The connection between feelings and food is a simple one. We were indulged as children and we indulge our children. It’s called emotional eating and while we may want to think we don’t do it – have you ever offered your child a cookie to stop their tears? A bit of chocolate to soothe some hurt feelings?
Thinking about it, I know I’ve done it. I’ve used food for comfort for my daughter and for myself. Emotional eating is very common, especially during the holidays when stress and anxiety run high. My family marks get togethers with feasts. Christmas dinner, Thanksgiving dinner, weekend barbecues, picnics and more. We celebrate with food and we comfort with food.
Food sells as much as sex and in some places it sells more. We are baited by food everywhere we go: on television, in restaurants, in the movie theaters and even at the mall. It’s not uncommon to ease loneliness or depression with a bowl of ice cream, a hot salty, pretzel or just a bar of chocolate.

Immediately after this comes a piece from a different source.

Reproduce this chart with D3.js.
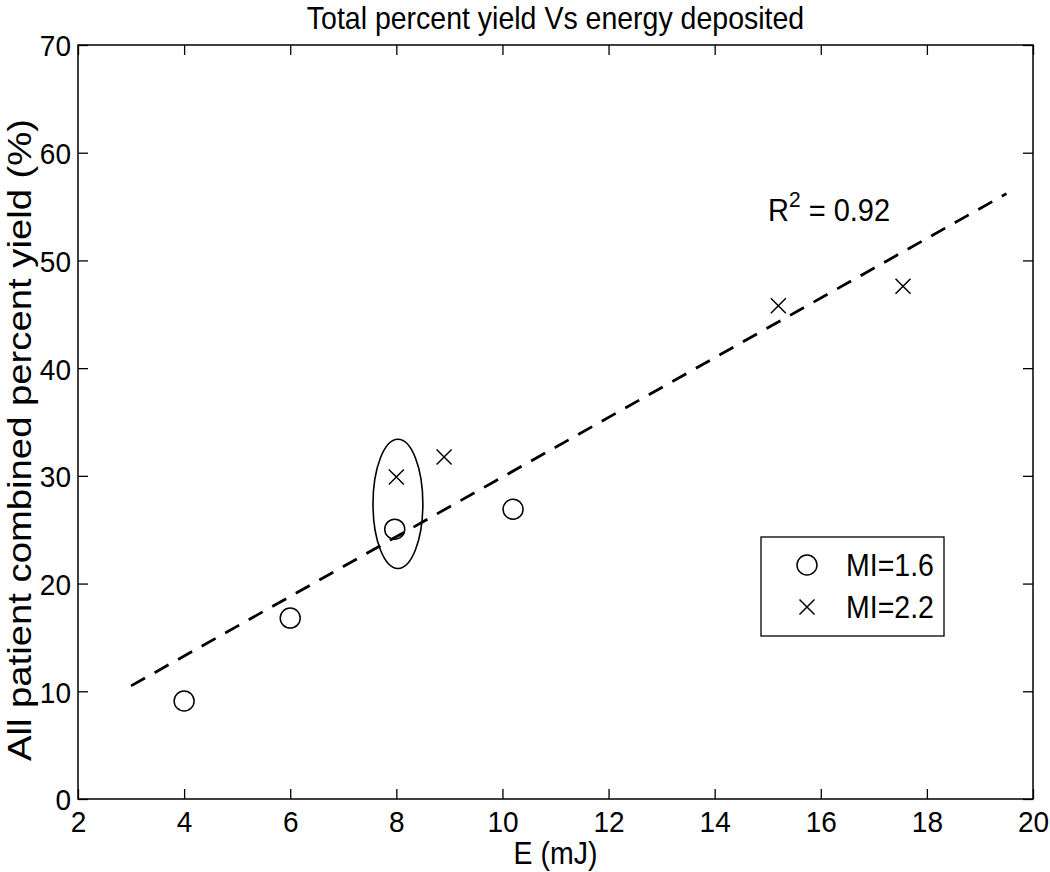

When we reward our children with food, we are perpetuating a cycle we ourselves are in. Overusing food as a reward is not uncommon, but there are ways to use healthy practices to overcome the problem for you and for your kids.
Instead of offering a cookie – offer fruit. Instead of reaching for a tootsie roll when you’re looking for some comfort, drink a glass of water or fruit juice. Eat regular meals and make sure your child does too. Get lots of sleep at night, you need sleep to restore the body. So do your kids.
Include some work on some behavioral changes for you and your kids when it comes to avoiding food for comfort. When you’re stressed out, get up and go out for a walk. Don’t offer food to distract your child from a disappointment, give them a new task – something they can accomplish and improve their mood with. If you’re tired, take a nap. A 20-minute nap can restore you in a way that a chocolate bar cannot compete with. Look for positive solutions and leave food out of the equation. Food should be enjoyed and never dreaded.
Does this mean you’ll never eat a candy bar again when you’re on the run? Nope. You can forgive yourself those moments too – just make them the exception instead of the rule.